Folha de S. Paulo


Nos EUA com Trump, falar de política levanta audiência de talk show

Andrew Lipovsky - 15.set.2016/AFP
This handout photo provided by NBC THE TONIGHT SHOW shows Republican Presidential Candidate Donald Trump (L) during an interview with host Jimmy Fallon in New York on September 15, 2016. / AFP PHOTO / Episodic / Andrew Lipovsky / RESTRICTED TO EDITORIAL USE - MANDATORY CREDIT
Donald Trump, em 2016, como candidato à presidência dos EUA, no programa de Jimmy Fallon

Entre os muitos efeitos produzidos pelo início trepidante do governo Trump, um é especialmente curioso. A posse do novo presidente teve impacto sobre a audiência dos dois principais talk shows de fim de noite da TV americana.

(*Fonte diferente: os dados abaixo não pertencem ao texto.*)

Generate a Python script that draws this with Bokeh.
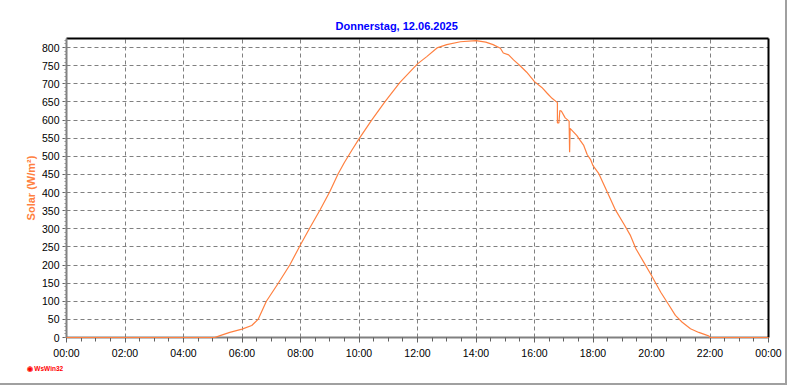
from bokeh.plotting import figure
from bokeh.models import Range1d, FixedTicker, Title, LinearAxis
from bokeh.embed import file_html
from bokeh.resources import INLINE

# ---- data ----
times = ["00:00", "05:04", "05:15", "05:35", "06:00", "06:20", "06:33", "06:50",
         "07:15", "07:38", "08:00", "08:19", "08:40", "09:00", "09:17", "09:30",
         "09:45", "10:00", "10:26", "10:53", "11:24", "12:00", "12:19", "12:40",
         "13:00", "13:28", "14:00", "14:20", "14:35", "14:50", "14:56", "15:07",
         "15:17", "15:31", "15:44", "16:00", "16:15", "16:26", "16:36", "16:47",
         "16:47", "16:50", "16:52", "16:55", "17:03", "17:11", "17:12", "17:13",
         "17:27", "17:34", "17:41", "17:48", "17:55", "18:00", "18:12", "18:29",
         "18:46", "19:03", "19:17", "19:28", "19:44", "20:00", "20:19", "20:34",
         "20:49", "21:03", "21:20", "21:37", "21:50", "21:58", "22:00", "24:00"]
solar = [0, 0, 5, 14, 23, 33, 50, 100,
         151, 200, 256, 302, 352, 402, 451, 483,
         516, 548, 600, 650, 704, 755, 775, 799,
         808, 816, 819, 815, 808, 798, 785, 780,
         766, 749, 732, 706, 690, 674, 660, 648,
         592, 592, 626, 625, 606, 597, 511, 577,
         557, 543, 530, 505, 491, 474, 452, 402,
         352, 314, 281, 245, 208, 171, 125, 93,
         61, 42, 24, 14, 8, 4, 0, 0]

tick_hours = [0, 2, 4, 6, 8, 10, 12, 14, 16, 18, 20, 22, 24]
tick_labels = ["00:00", "02:00", "04:00", "06:00", "08:00", "10:00", "12:00",
               "14:00", "16:00", "18:00", "20:00", "22:00", "00:00"]
y_ticks = [0, 50, 100, 150, 200, 250, 300, 350, 400, 450, 500, 550, 600, 650, 700, 750, 800]
title_text = "Donnerstag, 12.06.2025"
y_label = "Solar (W/m²)"
logo_text = "\u25C9 WsWin32"


def to_hours(s):
    h, m = s.split(":")
    return int(h) + int(m) / 60.0


x = [to_hours(t) for t in times]

FONT = "Liberation Sans"
ORANGE = "#FF8040"
GRAY = "#808080"

p = figure(width=787, height=385, output_backend="svg", toolbar_location=None,
           x_range=Range1d(0, 24), y_range=Range1d(0, 825),
           min_border_left=66, min_border_right=19, min_border_top=38, min_border_bottom=48)
p.styles = {"border-right": "2px solid #a0a0a0", "border-bottom": "2px solid #a0a0a0"}
p.background_fill_color = "white"
p.border_fill_color = "white"
p.outline_line_color = None

p.title.text = title_text
p.title.align = "left"
p.title.offset = 269
p.title.text_font = FONT
p.title.text_font_size = "11px"
p.title.text_font_style = "bold"
p.title.text_color = "#0000FF"
p.title.standoff = 13

# black frame on top and right (axes without ticks or labels)
for loc in ("above", "right"):
    ax = LinearAxis(ticker=FixedTicker(ticks=[]), axis_line_color="black", axis_line_width=2,
                    major_tick_line_color=None, minor_tick_line_color=None,
                    major_label_text_font_size="0px")
    p.add_layout(ax, loc)

# x axis
xa = p.below[0]
xa.ticker = FixedTicker(ticks=tick_hours, minor_ticks=[i * 0.5 for i in range(49)])
xa.major_label_overrides = {h: lab for h, lab in zip(tick_hours, tick_labels)}
xa.axis_line_color = GRAY
xa.axis_line_width = 2
xa.major_tick_in = 0
xa.major_tick_out = 5
xa.minor_tick_in = 0
xa.minor_tick_out = 4
xa.major_tick_line_color = "#606060"
xa.minor_tick_line_color = "#606060"
xa.major_label_standoff = 4
xa.major_label_text_font = FONT
xa.major_label_text_font_size = "10.5px"
xa.major_label_text_color = "black"

# y axis
ya = p.left[0]
ya.ticker = FixedTicker(ticks=y_ticks, minor_ticks=list(range(0, 826, 10)))
ya.axis_line_color = GRAY
ya.axis_line_width = 2
ya.major_tick_in = 0
ya.major_tick_out = 4
ya.minor_tick_in = 0
ya.minor_tick_out = 2
ya.major_tick_line_color = "#606060"
ya.minor_tick_line_color = "#909090"
ya.major_label_standoff = 3
ya.major_label_text_font = FONT
ya.major_label_text_font_size = "10.5px"
ya.major_label_text_color = "black"
ya.axis_label = y_label
ya.axis_label_text_font = FONT
ya.axis_label_text_font_size = "11px"
ya.axis_label_text_font_style = "bold"
ya.axis_label_text_color = ORANGE
ya.axis_label_standoff = 2

# grids
p.xgrid.ticker = FixedTicker(ticks=tick_hours[1:])
p.ygrid.ticker = FixedTicker(ticks=y_ticks[1:])
for g in (p.xgrid, p.ygrid):
    g.grid_line_color = GRAY
    g.grid_line_dash = "4 3"
    g.grid_line_width = 1

p.line(x, solar, line_color=ORANGE, line_width=1.2, level="overlay")

# logo below the axis
logo = Title(text=logo_text, align="left", offset=-40, text_font=FONT, text_font_size="6.5px",
             text_font_style="bold", text_color="red", standoff=2)
p.add_layout(logo, "below")

open("out.html", "w").write(file_html(p, INLINE))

À frente do "Tonight Show" (NBC) desde fevereiro de 2014, Jimmy Fallon substituiu um dos grandes nomes do gênero, Jay Leno. Deixou o programa mais leve e infantil, com muitas brincadeiras encenadas, como a "roleta-russa do ovo", que reforçam o seu perfil de moço simpático e agradável.

Já Stephen Colbert comanda o "Late Show", na CBS, desde setembro de 2015, no lugar do lendário David Letterman. Ganhou o posto graças ao "The Colbert Report", exibido por uma década (2005-14), no qual encenava um noticiário apresentado por um comentarista de direita. Deixou de lado a ficção, mas levou para o talk show o seu olhar maroto e sarcástico.

Muito mais à vontade, e com mais estofo do que Fallon, Colbert mudou a pauta e subiu o tom dos seus comentários sobre política após a posse de Trump. Desde então, vem seguidamente batendo o rival, segundo dados do Nielsen, o instituto que mede a audiência nos EUA.

Fallon ainda é o primeiro lugar entre os espectadores na faixa preferida pelo mercado publicitário, a dos 18 aos 49 anos, mas perdeu a liderança geral e se especula que esteja sendo pressionado a temperar o seu talk show com mais política.

O fenômeno pode ser passageiro e perder força à medida que o público se habituar ao estilo Trump. Em todo caso, sinaliza que o caminho tomado pelo talk show de Fallon, o da aposta no entretenimento sem preocupação com a relevância, não é o mais adequado, por exemplo, em um momento que o espectador quer entender melhor a situação do país.

O modelo do programa de Fallon, também adotado por outros talk shows nos Estados Unidos, inspira o "Programa do Porchat", exibido de segunda a quinta na Record.

Antes de estrear a segunda temporada, agora em março, Fábio Porchat passou uma semana em Los Angeles vendo de perto a produção de alguns programas do gênero. Segundo ele, há uma preocupação geral em produzir e exibir algo capaz de repercutir nas redes sociais. "Todos eles buscam aquele um minuto que vai viralizar na internet. É a busca de todos", me disse.

Como Fallon, Porchat faz uma ou outra piada de tonalidade política, mas toma o cuidado de não incomodar ninguém ""o que acaba diluindo a crítica.

Já Danilo Gentili, começando a quarta temporada do seu "The Noite", no SBT, tentou dar algum peso político ao seu talk show, mas se viu reprimido em público por Silvio Santos: "Você é muito bom, mas precisa parar de falar de política", disse o dono da emissora ao funcionário durante o Troféu Imprensa, em 2016.

Resta a Gentili fazer piadas como esta: "Um delator contou que a Odebrecht pagou R$ 4 bilhões em caixa 2. Isso não é caixa 2. É a caixa-forte do Tio Patinhas".

A crise do país tem sido, nos últimos anos, pouco ou mal-explorada pelos talk shows de fim de noite. É verdade que Jô Soares exibiu por muitos anos, uma vez por semana, um debate político com jornalistas, as "Meninas do Jô", mas o quadro era o oposto do que se espera ver na TV de madrugada "" previsível e aborrecido.

Por opção ou injunção, os programas têm optado pela irrelevância. O que é um desperdício. Há um vazio aí, à espera de um Colbert brasileiro.